*Task to carry out*
Look through the material below. Copy every line with the string "matplotlib" in it.

>> START Recorded data

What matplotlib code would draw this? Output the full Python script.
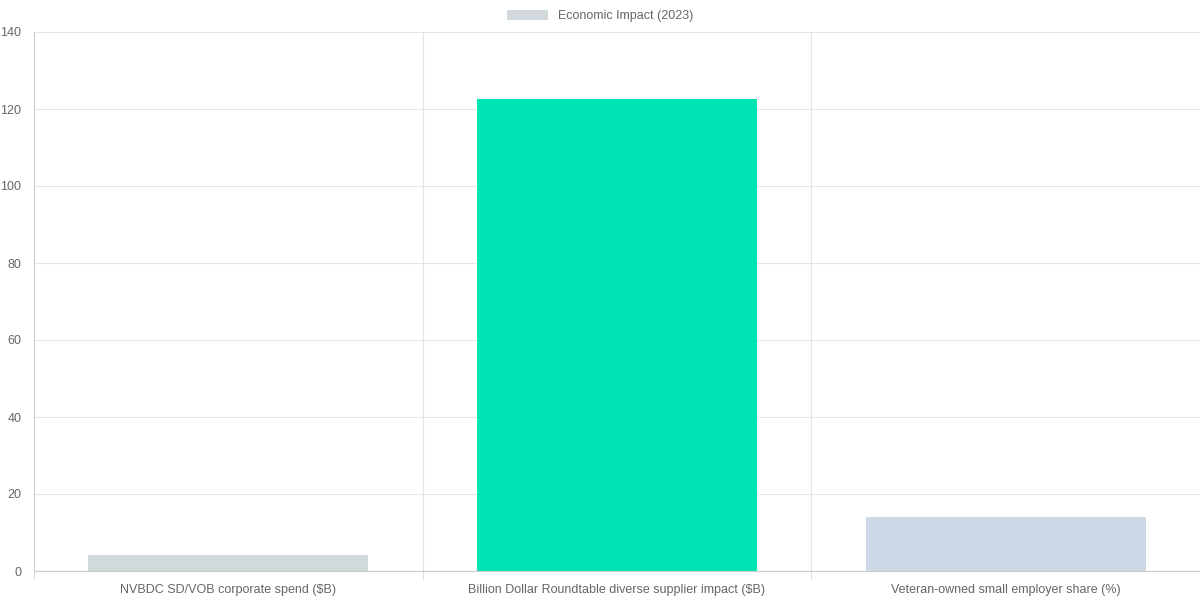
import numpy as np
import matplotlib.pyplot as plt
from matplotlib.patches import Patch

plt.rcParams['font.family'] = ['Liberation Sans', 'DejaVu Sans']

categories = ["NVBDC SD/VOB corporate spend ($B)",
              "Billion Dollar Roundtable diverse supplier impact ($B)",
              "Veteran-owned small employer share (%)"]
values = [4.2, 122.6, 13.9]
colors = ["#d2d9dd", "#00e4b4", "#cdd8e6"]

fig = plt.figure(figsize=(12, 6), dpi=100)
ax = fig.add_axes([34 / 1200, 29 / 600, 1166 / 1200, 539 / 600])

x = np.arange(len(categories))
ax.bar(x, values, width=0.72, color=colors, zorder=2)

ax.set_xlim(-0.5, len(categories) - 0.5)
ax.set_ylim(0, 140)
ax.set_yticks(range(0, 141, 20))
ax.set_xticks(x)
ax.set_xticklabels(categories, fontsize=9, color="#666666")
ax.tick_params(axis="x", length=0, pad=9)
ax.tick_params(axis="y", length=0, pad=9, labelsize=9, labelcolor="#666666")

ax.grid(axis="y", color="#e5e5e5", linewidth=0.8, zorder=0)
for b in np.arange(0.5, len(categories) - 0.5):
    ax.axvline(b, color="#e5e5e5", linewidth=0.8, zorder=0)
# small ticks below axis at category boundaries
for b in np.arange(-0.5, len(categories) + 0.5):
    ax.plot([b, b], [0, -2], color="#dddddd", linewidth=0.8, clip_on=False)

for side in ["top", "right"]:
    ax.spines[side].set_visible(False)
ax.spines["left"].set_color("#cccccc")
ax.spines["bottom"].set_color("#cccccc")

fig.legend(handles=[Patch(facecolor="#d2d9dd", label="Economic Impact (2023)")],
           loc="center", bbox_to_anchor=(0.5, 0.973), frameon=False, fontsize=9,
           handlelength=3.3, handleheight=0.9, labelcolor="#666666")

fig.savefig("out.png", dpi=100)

>> END Recorded data

*Response for this exercise*
What matplotlib code would draw this? Output the full Python script.
import matplotlib.pyplot as plt
from matplotlib.patches import Patch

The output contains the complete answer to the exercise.